• _To do_
Could the lines from the start of the data through the line with "cap = [0, 47, 220, 330]" be set down exactly, with no pictures among them?

• _Data section_
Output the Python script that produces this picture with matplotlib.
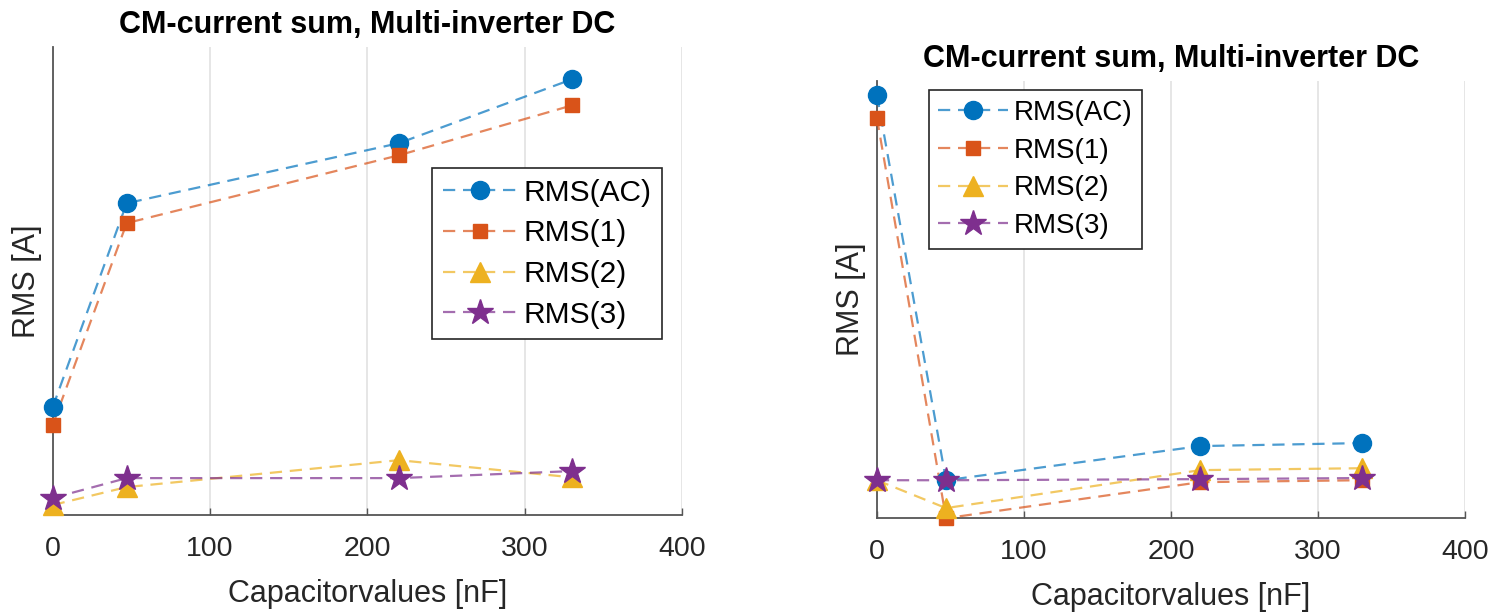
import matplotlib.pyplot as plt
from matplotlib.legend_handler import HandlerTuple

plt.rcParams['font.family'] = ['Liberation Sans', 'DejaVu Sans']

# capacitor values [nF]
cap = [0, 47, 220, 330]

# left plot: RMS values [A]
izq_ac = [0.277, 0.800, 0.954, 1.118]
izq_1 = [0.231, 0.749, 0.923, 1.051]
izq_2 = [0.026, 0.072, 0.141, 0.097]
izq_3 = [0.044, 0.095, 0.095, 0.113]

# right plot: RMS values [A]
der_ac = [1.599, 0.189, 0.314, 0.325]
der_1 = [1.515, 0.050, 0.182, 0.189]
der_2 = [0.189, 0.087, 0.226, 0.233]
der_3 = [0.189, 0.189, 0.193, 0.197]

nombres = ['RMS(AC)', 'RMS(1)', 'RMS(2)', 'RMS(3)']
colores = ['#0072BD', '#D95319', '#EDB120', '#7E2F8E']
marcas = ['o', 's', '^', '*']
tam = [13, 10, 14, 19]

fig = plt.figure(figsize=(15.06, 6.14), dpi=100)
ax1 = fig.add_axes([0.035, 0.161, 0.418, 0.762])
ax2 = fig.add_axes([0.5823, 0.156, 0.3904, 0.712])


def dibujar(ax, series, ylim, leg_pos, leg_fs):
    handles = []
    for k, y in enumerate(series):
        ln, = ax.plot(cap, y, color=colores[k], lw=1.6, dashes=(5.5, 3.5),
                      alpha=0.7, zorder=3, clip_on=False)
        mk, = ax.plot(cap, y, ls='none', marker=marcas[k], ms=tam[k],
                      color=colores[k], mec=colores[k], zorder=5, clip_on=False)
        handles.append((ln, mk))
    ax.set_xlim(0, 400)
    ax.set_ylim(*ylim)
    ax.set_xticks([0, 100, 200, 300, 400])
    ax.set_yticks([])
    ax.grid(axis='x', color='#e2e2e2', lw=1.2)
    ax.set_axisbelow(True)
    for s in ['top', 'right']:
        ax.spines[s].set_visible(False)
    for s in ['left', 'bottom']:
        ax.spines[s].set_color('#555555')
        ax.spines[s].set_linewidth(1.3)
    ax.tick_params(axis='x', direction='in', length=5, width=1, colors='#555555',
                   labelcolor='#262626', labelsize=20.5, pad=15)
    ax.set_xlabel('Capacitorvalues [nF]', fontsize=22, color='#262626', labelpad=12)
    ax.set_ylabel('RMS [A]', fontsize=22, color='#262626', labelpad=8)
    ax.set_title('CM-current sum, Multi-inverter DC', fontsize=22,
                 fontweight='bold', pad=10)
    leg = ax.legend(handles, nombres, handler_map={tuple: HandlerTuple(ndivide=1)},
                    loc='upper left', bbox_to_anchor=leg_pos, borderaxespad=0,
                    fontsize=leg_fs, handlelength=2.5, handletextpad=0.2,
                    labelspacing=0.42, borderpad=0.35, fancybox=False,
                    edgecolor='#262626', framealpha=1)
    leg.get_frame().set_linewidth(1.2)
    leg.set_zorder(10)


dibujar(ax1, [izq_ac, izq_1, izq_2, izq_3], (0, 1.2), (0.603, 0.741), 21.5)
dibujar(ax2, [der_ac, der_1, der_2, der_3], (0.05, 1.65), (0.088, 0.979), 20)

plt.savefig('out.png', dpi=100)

• _Solution for this task_
Output the Python script that produces this picture with matplotlib.
import matplotlib.pyplot as plt
from matplotlib.legend_handler import HandlerTuple

plt.rcParams['font.family'] = ['Liberation Sans', 'DejaVu Sans']

# capacitor values [nF]
cap = [0, 47, 220, 330]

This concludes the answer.